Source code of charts

────────

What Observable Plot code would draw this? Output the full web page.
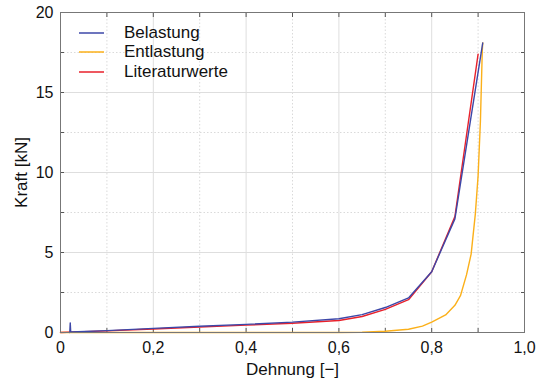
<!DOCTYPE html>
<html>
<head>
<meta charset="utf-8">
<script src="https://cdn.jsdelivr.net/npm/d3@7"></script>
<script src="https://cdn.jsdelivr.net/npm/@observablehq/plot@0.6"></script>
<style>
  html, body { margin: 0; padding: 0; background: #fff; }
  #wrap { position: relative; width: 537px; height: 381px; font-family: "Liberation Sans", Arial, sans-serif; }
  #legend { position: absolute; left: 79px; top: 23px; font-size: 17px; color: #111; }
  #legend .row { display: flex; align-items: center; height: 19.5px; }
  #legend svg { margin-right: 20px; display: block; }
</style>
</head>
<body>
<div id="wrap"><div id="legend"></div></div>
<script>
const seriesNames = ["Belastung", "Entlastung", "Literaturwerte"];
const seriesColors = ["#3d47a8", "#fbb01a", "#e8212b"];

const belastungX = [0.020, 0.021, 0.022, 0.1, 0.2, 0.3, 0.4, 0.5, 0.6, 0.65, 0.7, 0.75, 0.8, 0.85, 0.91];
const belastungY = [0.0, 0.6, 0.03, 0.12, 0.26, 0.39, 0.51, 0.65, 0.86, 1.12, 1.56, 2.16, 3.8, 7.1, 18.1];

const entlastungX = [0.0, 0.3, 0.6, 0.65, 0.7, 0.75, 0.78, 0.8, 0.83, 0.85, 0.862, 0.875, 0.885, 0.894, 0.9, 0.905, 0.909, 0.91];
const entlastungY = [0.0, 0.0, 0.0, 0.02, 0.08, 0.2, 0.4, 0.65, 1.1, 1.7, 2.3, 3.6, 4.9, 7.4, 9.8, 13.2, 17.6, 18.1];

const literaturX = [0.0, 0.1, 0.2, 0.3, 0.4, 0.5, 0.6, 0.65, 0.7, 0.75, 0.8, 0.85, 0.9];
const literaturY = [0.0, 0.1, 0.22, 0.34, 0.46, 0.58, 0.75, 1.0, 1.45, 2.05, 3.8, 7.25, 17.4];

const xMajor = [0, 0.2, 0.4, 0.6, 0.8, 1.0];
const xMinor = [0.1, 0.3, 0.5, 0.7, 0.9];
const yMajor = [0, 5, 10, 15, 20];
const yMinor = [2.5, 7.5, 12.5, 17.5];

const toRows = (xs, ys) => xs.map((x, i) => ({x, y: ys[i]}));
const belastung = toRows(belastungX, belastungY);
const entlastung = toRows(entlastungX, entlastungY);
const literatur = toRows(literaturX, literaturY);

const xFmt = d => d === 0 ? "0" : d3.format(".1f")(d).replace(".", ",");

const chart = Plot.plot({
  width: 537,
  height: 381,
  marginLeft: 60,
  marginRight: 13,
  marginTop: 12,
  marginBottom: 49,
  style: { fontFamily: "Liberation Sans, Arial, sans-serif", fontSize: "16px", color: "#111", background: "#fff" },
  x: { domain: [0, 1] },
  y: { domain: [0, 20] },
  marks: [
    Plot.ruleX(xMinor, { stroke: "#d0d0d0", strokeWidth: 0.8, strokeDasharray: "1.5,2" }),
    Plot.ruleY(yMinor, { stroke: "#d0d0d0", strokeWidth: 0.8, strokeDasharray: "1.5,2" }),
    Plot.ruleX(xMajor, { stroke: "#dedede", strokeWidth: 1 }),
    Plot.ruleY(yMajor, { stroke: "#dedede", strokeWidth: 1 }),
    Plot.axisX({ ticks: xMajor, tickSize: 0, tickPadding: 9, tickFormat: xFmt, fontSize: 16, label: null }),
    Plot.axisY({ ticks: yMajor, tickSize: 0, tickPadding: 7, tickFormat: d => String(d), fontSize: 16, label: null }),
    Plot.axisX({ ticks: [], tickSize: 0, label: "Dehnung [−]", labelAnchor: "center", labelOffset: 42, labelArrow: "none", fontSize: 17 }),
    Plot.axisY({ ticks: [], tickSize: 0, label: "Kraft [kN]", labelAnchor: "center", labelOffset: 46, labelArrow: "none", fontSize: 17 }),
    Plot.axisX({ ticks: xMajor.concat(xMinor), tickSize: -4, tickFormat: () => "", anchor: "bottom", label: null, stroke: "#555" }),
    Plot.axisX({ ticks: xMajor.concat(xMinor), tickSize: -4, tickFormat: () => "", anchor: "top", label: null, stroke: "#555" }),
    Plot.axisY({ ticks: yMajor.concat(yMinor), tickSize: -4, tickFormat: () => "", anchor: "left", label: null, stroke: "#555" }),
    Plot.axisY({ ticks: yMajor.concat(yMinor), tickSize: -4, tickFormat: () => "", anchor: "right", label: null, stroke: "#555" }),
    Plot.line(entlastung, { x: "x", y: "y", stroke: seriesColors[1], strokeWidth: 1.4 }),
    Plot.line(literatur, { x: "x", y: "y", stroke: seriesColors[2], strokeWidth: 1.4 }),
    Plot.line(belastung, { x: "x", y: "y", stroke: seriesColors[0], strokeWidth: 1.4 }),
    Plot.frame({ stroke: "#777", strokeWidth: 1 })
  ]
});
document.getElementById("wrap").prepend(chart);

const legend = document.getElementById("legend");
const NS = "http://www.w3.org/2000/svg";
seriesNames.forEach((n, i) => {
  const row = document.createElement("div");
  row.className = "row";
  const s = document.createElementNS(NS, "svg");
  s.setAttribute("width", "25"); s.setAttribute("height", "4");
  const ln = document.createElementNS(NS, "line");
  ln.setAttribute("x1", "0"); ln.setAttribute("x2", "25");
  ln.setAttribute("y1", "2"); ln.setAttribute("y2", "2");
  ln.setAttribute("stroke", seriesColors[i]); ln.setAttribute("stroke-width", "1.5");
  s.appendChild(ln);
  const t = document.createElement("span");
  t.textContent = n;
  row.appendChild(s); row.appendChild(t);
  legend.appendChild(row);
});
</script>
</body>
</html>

────────

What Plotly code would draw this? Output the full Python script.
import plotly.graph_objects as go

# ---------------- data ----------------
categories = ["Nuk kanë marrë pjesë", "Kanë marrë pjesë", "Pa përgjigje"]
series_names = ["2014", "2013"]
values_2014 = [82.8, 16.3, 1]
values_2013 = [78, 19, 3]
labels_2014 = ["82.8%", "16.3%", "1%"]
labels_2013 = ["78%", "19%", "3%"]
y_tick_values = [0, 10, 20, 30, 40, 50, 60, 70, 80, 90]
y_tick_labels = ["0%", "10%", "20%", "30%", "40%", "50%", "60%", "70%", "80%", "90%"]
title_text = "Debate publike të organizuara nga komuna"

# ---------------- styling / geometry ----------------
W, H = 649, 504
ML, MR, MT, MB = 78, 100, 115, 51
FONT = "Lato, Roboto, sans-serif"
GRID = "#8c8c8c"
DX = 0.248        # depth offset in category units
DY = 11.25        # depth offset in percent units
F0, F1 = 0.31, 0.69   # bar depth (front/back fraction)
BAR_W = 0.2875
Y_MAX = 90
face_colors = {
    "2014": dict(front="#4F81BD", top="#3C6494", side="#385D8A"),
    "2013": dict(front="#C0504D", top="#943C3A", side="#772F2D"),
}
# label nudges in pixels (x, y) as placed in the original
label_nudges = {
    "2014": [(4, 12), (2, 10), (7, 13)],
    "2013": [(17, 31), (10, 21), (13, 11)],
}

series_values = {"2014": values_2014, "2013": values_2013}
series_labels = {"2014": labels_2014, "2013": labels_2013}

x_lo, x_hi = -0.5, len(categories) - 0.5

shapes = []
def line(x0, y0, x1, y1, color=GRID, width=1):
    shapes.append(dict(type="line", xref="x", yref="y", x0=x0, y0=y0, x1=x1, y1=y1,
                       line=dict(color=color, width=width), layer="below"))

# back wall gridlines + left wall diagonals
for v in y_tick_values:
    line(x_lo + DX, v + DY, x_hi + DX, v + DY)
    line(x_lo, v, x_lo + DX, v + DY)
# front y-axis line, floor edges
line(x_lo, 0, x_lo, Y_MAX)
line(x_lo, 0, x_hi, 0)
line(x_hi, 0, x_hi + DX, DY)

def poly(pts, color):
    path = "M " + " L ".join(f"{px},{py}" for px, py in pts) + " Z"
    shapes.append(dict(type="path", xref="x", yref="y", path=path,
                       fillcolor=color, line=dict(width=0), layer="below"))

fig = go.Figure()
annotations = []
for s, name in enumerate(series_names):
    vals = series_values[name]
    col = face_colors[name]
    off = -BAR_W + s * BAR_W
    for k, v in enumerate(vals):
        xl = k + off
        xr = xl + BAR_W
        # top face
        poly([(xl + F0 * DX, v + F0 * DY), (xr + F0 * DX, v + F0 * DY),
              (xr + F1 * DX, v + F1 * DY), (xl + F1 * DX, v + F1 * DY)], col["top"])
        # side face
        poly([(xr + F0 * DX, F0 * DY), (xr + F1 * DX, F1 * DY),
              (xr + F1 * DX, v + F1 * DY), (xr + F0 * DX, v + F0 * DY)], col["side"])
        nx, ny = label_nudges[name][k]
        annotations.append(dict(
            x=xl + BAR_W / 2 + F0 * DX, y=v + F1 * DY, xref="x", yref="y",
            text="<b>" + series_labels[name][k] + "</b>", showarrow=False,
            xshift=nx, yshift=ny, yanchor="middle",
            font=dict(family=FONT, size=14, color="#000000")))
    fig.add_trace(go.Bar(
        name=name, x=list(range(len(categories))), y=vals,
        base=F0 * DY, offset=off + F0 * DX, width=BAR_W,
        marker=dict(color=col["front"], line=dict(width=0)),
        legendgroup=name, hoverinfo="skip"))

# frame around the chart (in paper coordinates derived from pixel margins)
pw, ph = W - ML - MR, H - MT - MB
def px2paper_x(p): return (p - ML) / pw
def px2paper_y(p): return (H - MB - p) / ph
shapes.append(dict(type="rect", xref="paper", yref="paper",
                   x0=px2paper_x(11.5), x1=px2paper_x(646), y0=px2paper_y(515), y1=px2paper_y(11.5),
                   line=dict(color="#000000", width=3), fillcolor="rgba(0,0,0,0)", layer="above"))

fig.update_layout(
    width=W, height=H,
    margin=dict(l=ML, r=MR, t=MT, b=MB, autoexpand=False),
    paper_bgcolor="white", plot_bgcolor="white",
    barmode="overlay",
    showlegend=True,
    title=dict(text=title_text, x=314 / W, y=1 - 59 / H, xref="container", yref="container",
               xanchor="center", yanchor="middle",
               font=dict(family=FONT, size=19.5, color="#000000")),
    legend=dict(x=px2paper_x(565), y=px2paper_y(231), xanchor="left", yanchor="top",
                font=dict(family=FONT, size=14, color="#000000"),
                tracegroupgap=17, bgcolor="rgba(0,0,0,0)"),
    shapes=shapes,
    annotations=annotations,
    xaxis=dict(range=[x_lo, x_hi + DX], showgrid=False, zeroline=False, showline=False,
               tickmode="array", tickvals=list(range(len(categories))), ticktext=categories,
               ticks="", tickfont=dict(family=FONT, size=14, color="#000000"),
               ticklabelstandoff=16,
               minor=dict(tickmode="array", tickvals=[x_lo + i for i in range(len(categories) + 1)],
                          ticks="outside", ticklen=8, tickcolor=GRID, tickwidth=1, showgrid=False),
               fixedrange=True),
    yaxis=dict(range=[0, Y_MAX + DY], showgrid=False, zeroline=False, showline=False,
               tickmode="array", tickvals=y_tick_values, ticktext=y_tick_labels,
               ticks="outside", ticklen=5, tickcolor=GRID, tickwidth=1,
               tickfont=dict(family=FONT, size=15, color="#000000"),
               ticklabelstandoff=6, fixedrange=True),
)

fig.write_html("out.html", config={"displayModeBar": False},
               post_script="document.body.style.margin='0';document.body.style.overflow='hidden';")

────────

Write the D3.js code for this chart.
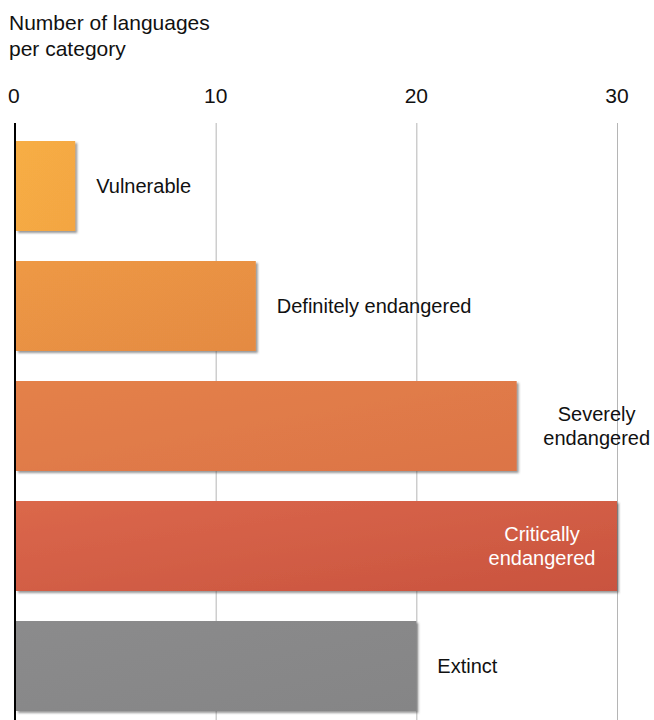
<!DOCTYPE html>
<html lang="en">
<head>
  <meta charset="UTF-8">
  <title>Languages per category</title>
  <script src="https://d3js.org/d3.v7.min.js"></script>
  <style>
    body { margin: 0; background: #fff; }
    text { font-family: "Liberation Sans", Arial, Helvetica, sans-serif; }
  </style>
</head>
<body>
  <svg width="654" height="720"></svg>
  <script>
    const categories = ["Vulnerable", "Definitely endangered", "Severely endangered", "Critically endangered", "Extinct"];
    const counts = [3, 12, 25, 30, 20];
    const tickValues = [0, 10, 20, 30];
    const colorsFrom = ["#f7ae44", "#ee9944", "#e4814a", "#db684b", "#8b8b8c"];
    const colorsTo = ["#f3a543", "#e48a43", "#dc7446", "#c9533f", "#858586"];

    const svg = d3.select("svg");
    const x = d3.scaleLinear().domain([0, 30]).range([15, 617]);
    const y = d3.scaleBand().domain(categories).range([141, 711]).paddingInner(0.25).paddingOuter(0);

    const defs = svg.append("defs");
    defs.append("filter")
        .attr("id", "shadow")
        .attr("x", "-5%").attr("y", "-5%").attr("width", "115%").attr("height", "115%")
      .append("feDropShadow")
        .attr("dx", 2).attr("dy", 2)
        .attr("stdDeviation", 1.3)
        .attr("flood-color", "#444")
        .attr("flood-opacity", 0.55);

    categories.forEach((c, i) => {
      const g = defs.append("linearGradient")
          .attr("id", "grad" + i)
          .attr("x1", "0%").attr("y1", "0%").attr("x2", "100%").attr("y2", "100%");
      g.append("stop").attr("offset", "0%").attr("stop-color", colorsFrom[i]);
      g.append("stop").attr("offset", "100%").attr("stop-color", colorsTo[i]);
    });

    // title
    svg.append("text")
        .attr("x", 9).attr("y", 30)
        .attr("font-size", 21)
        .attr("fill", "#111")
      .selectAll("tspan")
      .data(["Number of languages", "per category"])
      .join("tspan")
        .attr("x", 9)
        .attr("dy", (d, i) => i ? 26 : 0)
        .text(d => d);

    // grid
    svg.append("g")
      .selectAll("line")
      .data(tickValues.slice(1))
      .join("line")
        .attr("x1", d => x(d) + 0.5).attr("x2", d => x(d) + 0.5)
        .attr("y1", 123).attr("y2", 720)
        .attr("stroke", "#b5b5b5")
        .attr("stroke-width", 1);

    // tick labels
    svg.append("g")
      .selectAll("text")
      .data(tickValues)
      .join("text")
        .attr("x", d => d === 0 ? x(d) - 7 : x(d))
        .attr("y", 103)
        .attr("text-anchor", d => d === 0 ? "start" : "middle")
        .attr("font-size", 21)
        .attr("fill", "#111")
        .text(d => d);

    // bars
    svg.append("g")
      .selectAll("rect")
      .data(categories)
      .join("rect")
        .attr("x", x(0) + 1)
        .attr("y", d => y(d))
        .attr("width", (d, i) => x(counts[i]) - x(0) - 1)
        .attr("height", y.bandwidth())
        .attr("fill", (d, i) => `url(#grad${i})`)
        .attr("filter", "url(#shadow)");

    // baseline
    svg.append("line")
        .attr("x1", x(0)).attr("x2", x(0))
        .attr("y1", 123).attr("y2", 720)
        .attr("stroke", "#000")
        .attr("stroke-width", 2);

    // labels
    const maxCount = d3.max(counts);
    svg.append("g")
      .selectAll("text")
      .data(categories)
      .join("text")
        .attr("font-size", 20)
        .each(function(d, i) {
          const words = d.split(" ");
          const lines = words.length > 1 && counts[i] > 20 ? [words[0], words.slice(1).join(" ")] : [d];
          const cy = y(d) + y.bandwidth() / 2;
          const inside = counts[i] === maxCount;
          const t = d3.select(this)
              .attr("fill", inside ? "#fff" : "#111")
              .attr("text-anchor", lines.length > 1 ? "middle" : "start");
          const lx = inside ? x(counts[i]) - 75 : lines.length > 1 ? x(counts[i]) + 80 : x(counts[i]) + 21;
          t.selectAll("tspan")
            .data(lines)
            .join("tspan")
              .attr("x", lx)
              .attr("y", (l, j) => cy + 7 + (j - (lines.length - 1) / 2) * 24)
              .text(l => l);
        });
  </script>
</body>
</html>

────────

_Task prompt_
Keep only the lines that hold the string "What", and copy them out.

_Answer_
What Observable Plot code would draw this? Output the full web page.
What Plotly code would draw this? Output the full Python script.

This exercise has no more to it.